I agree with Judge Bergan that the record before us is devoid of any evidence that defendant Nationwide acted in bad faith and, consequently, I too am for reversal and dismissal of the complaint. However, even were we to assume the existence of bad faith on the insurer’s part in refusing to settle within policy limits, I would still favor dismissal of the complaint on the ground that there was no showing that the insured, on whose behalf the plaintiff receiver is suing, suffered any actual damage.
There are, as noted in the dissenting opinion (pp. 448, 449), decisions in some jurisdictions which hold that an excess judgment entered against the insured measures the damages suffered by him even though he may be insolvent and the judgment uncollectible. I find such a rule both unreasonable and unfair. Recov*440ery against an insurer should not be sanctioned or upheld as punishment or as a punitive measure. In my view, an insured is not harmed and, by that token, suffers no damage when an uncollectible judgment is entered against him. (Cf., e.g., Bourget v. Government Employees Ins. Co., 456 F. 2d 282; Harris v. Standard Ace. & Ins. Co., 297 F. 2d 627, 631-632, cert. den. 369 U. S. 843.) As the United States Court of Appeals for the Second Circuit wrote in Harris (297 F. 2d, at pp. 631-632),
“ The law of New York requires proof of actual loss to support recovery for a tort of this type. The purpose of tort damages is to compensate an injured person for a loss suffered and only for that. The law attempts to put the plaintiff in a position as nearly as possible equivalent to his position before the tort. Recovery is permitted not in order to penalize the tortfeasor, but only to give damages ‘ precisely commensurate with the injury. ’ [Gressman v. Morning Journal Assoc., 197 N. Y. 474, 480.] ”
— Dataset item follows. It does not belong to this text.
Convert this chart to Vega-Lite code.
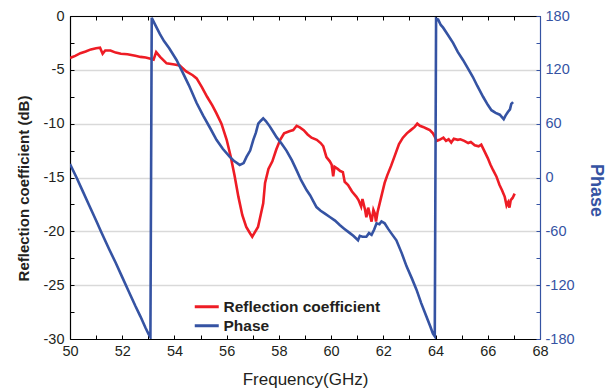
{
  "$schema": "https://vega.github.io/schema/vega-lite/v6.json",
  "width": 470,
  "height": 323,
  "autosize": "none",
  "padding": {"left": 70, "top": 16, "right": 67, "bottom": 53},
  "background": "white",
  "config": {
    "view": {"stroke": null},
    "font": "Liberation Sans",
    "axis": {"labelFont": "Liberation Sans", "titleFont": "Liberation Sans", "labelFontSize": 14.5, "labelColor": "#231F20", "domainColor": "#000000", "tickColor": "#000000", "domainWidth": 1.2, "gridColor": "#D9D9D9", "gridWidth": 1.5},
    "legend": {"labelFont": "Liberation Sans"}
  },
  "datasets": {
    "refl": [
      {"f": 50.0, "v": -3.9}, {"f": 50.2, "v": -3.7}, {"f": 50.4, "v": -3.45}, {"f": 50.6, "v": -3.3}, {"f": 50.8, "v": -3.1},
      {"f": 51.0, "v": -3.0}, {"f": 51.15, "v": -2.95}, {"f": 51.25, "v": -3.5}, {"f": 51.35, "v": -3.2}, {"f": 51.55, "v": -3.2},
      {"f": 51.75, "v": -3.4}, {"f": 51.95, "v": -3.5}, {"f": 52.2, "v": -3.55}, {"f": 52.5, "v": -3.7}, {"f": 52.7, "v": -3.8},
      {"f": 52.9, "v": -3.85}, {"f": 53.05, "v": -3.95}, {"f": 53.2, "v": -4.05}, {"f": 53.3, "v": -3.35}, {"f": 53.45, "v": -3.8},
      {"f": 53.7, "v": -4.4}, {"f": 54.0, "v": -4.5}, {"f": 54.2, "v": -4.6}, {"f": 54.45, "v": -5.15}, {"f": 54.7, "v": -5.5},
      {"f": 54.85, "v": -5.8}, {"f": 55.05, "v": -6.6}, {"f": 55.25, "v": -7.5}, {"f": 55.45, "v": -8.3}, {"f": 55.6, "v": -9.0},
      {"f": 55.8, "v": -10.0}, {"f": 56.0, "v": -11.5}, {"f": 56.15, "v": -13.0}, {"f": 56.3, "v": -14.8}, {"f": 56.45, "v": -16.8},
      {"f": 56.6, "v": -18.5}, {"f": 56.75, "v": -19.6}, {"f": 56.9, "v": -20.2}, {"f": 56.98, "v": -20.5}, {"f": 57.1, "v": -20.0},
      {"f": 57.2, "v": -19.6}, {"f": 57.3, "v": -18.5}, {"f": 57.4, "v": -17.4}, {"f": 57.47, "v": -15.5}, {"f": 57.6, "v": -14.2},
      {"f": 57.75, "v": -13.5}, {"f": 57.9, "v": -12.4}, {"f": 58.05, "v": -11.5}, {"f": 58.2, "v": -10.9}, {"f": 58.4, "v": -10.7},
      {"f": 58.55, "v": -10.6}, {"f": 58.68, "v": -10.2}, {"f": 58.8, "v": -10.35}, {"f": 58.95, "v": -10.6}, {"f": 59.1, "v": -11.0},
      {"f": 59.25, "v": -11.3}, {"f": 59.45, "v": -11.5}, {"f": 59.6, "v": -11.8}, {"f": 59.7, "v": -12.1}, {"f": 59.82, "v": -13.1},
      {"f": 59.95, "v": -13.5}, {"f": 60.02, "v": -13.8}, {"f": 60.08, "v": -14.9}, {"f": 60.13, "v": -14.0}, {"f": 60.25, "v": -14.2},
      {"f": 60.35, "v": -14.4}, {"f": 60.45, "v": -14.5}, {"f": 60.52, "v": -15.4}, {"f": 60.65, "v": -15.7}, {"f": 60.8, "v": -16.3},
      {"f": 60.97, "v": -16.8}, {"f": 61.05, "v": -17.1}, {"f": 61.15, "v": -17.7}, {"f": 61.2, "v": -17.0}, {"f": 61.3, "v": -18.0},
      {"f": 61.35, "v": -18.7}, {"f": 61.42, "v": -17.8}, {"f": 61.5, "v": -18.6}, {"f": 61.55, "v": -19.1}, {"f": 61.62, "v": -18.0},
      {"f": 61.67, "v": -18.3}, {"f": 61.72, "v": -19.1}, {"f": 61.78, "v": -18.2}, {"f": 61.86, "v": -17.4}, {"f": 61.95, "v": -16.5},
      {"f": 62.05, "v": -15.5}, {"f": 62.15, "v": -14.8}, {"f": 62.3, "v": -13.9}, {"f": 62.45, "v": -12.9}, {"f": 62.6, "v": -11.9},
      {"f": 62.75, "v": -11.3}, {"f": 62.9, "v": -10.9}, {"f": 63.05, "v": -10.6}, {"f": 63.2, "v": -10.3}, {"f": 63.3, "v": -10.0},
      {"f": 63.4, "v": -10.2}, {"f": 63.52, "v": -10.3}, {"f": 63.65, "v": -10.45}, {"f": 63.78, "v": -10.6}, {"f": 63.9, "v": -10.9},
      {"f": 63.97, "v": -11.2}, {"f": 64.05, "v": -11.6}, {"f": 64.15, "v": -11.5}, {"f": 64.3, "v": -11.3}, {"f": 64.4, "v": -11.6},
      {"f": 64.5, "v": -11.45}, {"f": 64.6, "v": -11.75}, {"f": 64.7, "v": -11.4}, {"f": 64.85, "v": -11.5}, {"f": 64.95, "v": -11.45},
      {"f": 65.1, "v": -11.6}, {"f": 65.25, "v": -11.8}, {"f": 65.35, "v": -11.7}, {"f": 65.5, "v": -12.0}, {"f": 65.65, "v": -12.1},
      {"f": 65.75, "v": -11.95}, {"f": 65.88, "v": -12.6}, {"f": 66.0, "v": -13.2}, {"f": 66.1, "v": -13.8}, {"f": 66.2, "v": -14.3},
      {"f": 66.33, "v": -14.9}, {"f": 66.45, "v": -15.7}, {"f": 66.55, "v": -16.2}, {"f": 66.65, "v": -16.8}, {"f": 66.72, "v": -17.6},
      {"f": 66.78, "v": -17.3}, {"f": 66.83, "v": -17.8}, {"f": 66.88, "v": -17.1}, {"f": 66.95, "v": -16.9}, {"f": 67.03, "v": -16.5}
    ],
    "phase": [
      {"f": 50.0, "p": 15}, {"f": 50.25, "p": 0}, {"f": 50.5, "p": -16}, {"f": 50.75, "p": -32}, {"f": 51.0, "p": -48},
      {"f": 51.2, "p": -61}, {"f": 51.5, "p": -80}, {"f": 51.75, "p": -95}, {"f": 52.0, "p": -111}, {"f": 52.25, "p": -127},
      {"f": 52.5, "p": -143}, {"f": 52.7, "p": -155}, {"f": 52.9, "p": -168}, {"f": 53.0, "p": -174}, {"f": 53.08, "p": -178},
      {"f": 53.13, "p": 178}, {"f": 53.25, "p": 171}, {"f": 53.44, "p": 160}, {"f": 53.6, "p": 152}, {"f": 53.8, "p": 144},
      {"f": 54.08, "p": 131}, {"f": 54.3, "p": 118}, {"f": 54.55, "p": 103}, {"f": 54.85, "p": 83}, {"f": 55.1, "p": 69},
      {"f": 55.35, "p": 56}, {"f": 55.61, "p": 42}, {"f": 55.85, "p": 32}, {"f": 56.12, "p": 23}, {"f": 56.3, "p": 18},
      {"f": 56.5, "p": 14}, {"f": 56.65, "p": 16}, {"f": 56.76, "p": 23}, {"f": 56.9, "p": 30}, {"f": 57.02, "p": 42},
      {"f": 57.12, "p": 50}, {"f": 57.21, "p": 60}, {"f": 57.3, "p": 63}, {"f": 57.4, "p": 66}, {"f": 57.5, "p": 63},
      {"f": 57.65, "p": 57}, {"f": 57.78, "p": 51}, {"f": 57.91, "p": 45}, {"f": 58.1, "p": 38}, {"f": 58.29, "p": 30},
      {"f": 58.5, "p": 19}, {"f": 58.68, "p": 8}, {"f": 58.85, "p": -3}, {"f": 59.06, "p": -14}, {"f": 59.2, "p": -20},
      {"f": 59.31, "p": -26}, {"f": 59.44, "p": -33}, {"f": 59.6, "p": -37}, {"f": 59.75, "p": -40}, {"f": 59.95, "p": -44},
      {"f": 60.15, "p": -48}, {"f": 60.33, "p": -53}, {"f": 60.5, "p": -57}, {"f": 60.72, "p": -62}, {"f": 60.85, "p": -65},
      {"f": 61.03, "p": -70}, {"f": 61.1, "p": -65}, {"f": 61.2, "p": -66}, {"f": 61.35, "p": -66}, {"f": 61.45, "p": -62},
      {"f": 61.55, "p": -64}, {"f": 61.65, "p": -58}, {"f": 61.74, "p": -51}, {"f": 61.85, "p": -52}, {"f": 61.93, "p": -49},
      {"f": 62.05, "p": -51}, {"f": 62.18, "p": -57}, {"f": 62.3, "p": -62}, {"f": 62.5, "p": -70}, {"f": 62.7, "p": -84},
      {"f": 62.89, "p": -99}, {"f": 63.1, "p": -113}, {"f": 63.27, "p": -125}, {"f": 63.45, "p": -140}, {"f": 63.65, "p": -155},
      {"f": 63.8, "p": -166}, {"f": 63.9, "p": -174}, {"f": 63.97, "p": -177}, {"f": 64.02, "p": 177}, {"f": 64.1, "p": 176},
      {"f": 64.2, "p": 170}, {"f": 64.29, "p": 167}, {"f": 64.45, "p": 160}, {"f": 64.67, "p": 150}, {"f": 64.85, "p": 140},
      {"f": 65.05, "p": 131}, {"f": 65.25, "p": 121}, {"f": 65.43, "p": 112}, {"f": 65.6, "p": 102}, {"f": 65.82, "p": 90},
      {"f": 66.0, "p": 81}, {"f": 66.14, "p": 75}, {"f": 66.3, "p": 72}, {"f": 66.46, "p": 70}, {"f": 66.55, "p": 67},
      {"f": 66.61, "p": 65}, {"f": 66.68, "p": 69}, {"f": 66.77, "p": 73}, {"f": 66.85, "p": 76}, {"f": 66.9, "p": 82},
      {"f": 66.97, "p": 84}
    ]
  },
  "layer": [
    {
      "data": {"name": "refl"},
      "mark": {"type": "line", "strokeWidth": 2.6, "clip": true},
      "encoding": {
        "x": {
          "field": "f", "type": "quantitative",
          "scale": {"domain": [50, 68], "nice": false, "zero": false},
          "axis": {
            "orient": "bottom", "title": "Frequency(GHz)", "titleFontSize": 17, "titleFontWeight": "normal", "titleColor": "#231F20", "titlePadding": 14,
            "values": [50,51,52,53,54,55,56,57,58,59,60,61,62,63,64,65,66,67,68],
            "labelExpr": "datum.value % 2 == 0 ? datum.label : ''",
            "tickSize": -4, "labelPadding": 9, "grid": false, "labelFlush": false
          }
        },
        "y": {
          "field": "v", "type": "quantitative",
          "scale": {"domain": [-30, 0], "nice": false, "zero": false},
          "axis": {
            "orient": "left", "title": "Reflection coefficient (dB)", "titleFontSize": 15, "titleFontWeight": "bold", "titleColor": "#231F20", "titlePadding": 12, "titleY": 172,
            "values": [-30,-27.5,-25,-22.5,-20,-17.5,-15,-12.5,-10,-7.5,-5,-2.5,0],
            "labelExpr": "datum.value % 5 == 0 ? '' + datum.value : ''",
            "tickSize": -4, "labelPadding": 10, "labelFlush": false,
            "grid": true,
            "gridOpacity": {"condition": {"test": "datum.value % 5 == 0 && datum.value > -30", "value": 1}, "value": 0}
          }
        },
        "color": {
          "datum": "Reflection coefficient",
          "type": "nominal",
          "scale": {"domain": ["Reflection coefficient", "Phase"], "range": ["#EE1C25", "#3553A3"]},
          "legend": {
            "orient": "none", "legendX": 129, "legendY": 283, "title": null,
            "symbolType": "M-2,0H2", "symbolSize": 144, "symbolStrokeWidth": 3,
            "labelFontSize": 15.5, "labelFontWeight": "bold", "labelColor": "#231F20", "labelOffset": 9, "rowPadding": 2
          }
        }
      }
    },
    {
      "data": {"name": "phase"},
      "mark": {"type": "line", "strokeWidth": 2.6, "clip": true},
      "encoding": {
        "x": {
          "field": "f", "type": "quantitative",
          "scale": {"domain": [50, 68], "nice": false, "zero": false},
          "axis": {
            "orient": "top", "title": null, "labels": false,
            "values": [50,51,52,53,54,55,56,57,58,59,60,61,62,63,64,65,66,67,68],
            "tickSize": -4, "grid": false
          }
        },
        "y": {
          "field": "p", "type": "quantitative",
          "scale": {"domain": [-180, 180], "nice": false, "zero": false},
          "axis": {
            "orient": "right", "title": "Phase", "titleFontSize": 18, "titleFontWeight": "bold", "titleColor": "#3553A3", "titlePadding": 12, "titleY": 174,
            "values": [-180,-150,-120,-90,-60,-30,0,30,60,90,120,150,180],
            "labelExpr": "datum.value % 60 == 0 ? '' + datum.value : ''",
            "tickSize": -4, "labelPadding": 9, "labelFlush": false,
            "labelColor": "#3553A3", "domainColor": "#3553A3", "tickColor": "#3553A3", "grid": false
          }
        },
        "color": {"datum": "Phase", "type": "nominal"}
      }
    }
  ],
  "resolve": {"scale": {"y": "independent"}, "axis": {"x": "independent"}}
}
And, just a few months ago, that same court, relying upon its decision in Harris, declared (per Friendly, C. J.) that “what gives rise to the [insurer’s] duty and measures its extent is the conflict between the insurer’s interest to pay less than the policy limits and the insured’s interest not to suffer liability for any judgment exceeding them. In the rare instance where the insured has no such interest, there can be no conflict and the duty does not arise.” (Bourget v. Government Employees Ins. Co., 456 F. 2d, at p. 285.)
In the case before us, it is clear beyond peradventure that the insured, in light of his financial standing and economic condition, could not have had either the interest or the motivation to prevent entry of a judgment in excess of policy limits. So far as appears, the insured’s only asset was his eight-year-old automobile which had been involved in the accident. He had been a gas station attendant, living in a basement apartment in a low rent area and, quite obviously, had no real credit standing in the community which could have been impaired or affected by the existence of a judgment against him. In point of fact, for all that appears, he may not even be alive; it is acknowledged that he has disappeared and that his whereabouts are completely *441unknown. The suggestion that he may come into an inheritance or that he may embark on a successful business career ignores reality.
I do not suggest — although there are a number of decisions so holding—that an insured must pay the judgment before he, or another on his behalf, is able to proceed against a bad faith insurer. However, there must be some showing that he has been damaged. In the case before us, there is not the slightest evidence, or even intimation, that the insured was harmed by the judgment, that he had any assets which were imperiled or that either his reputation or credit was impaired.
In short, the complaint in this case should be dismissed not only because there is no evidence that the insurer acted in bad faith but also because there is no proof that the insured suffered any damage.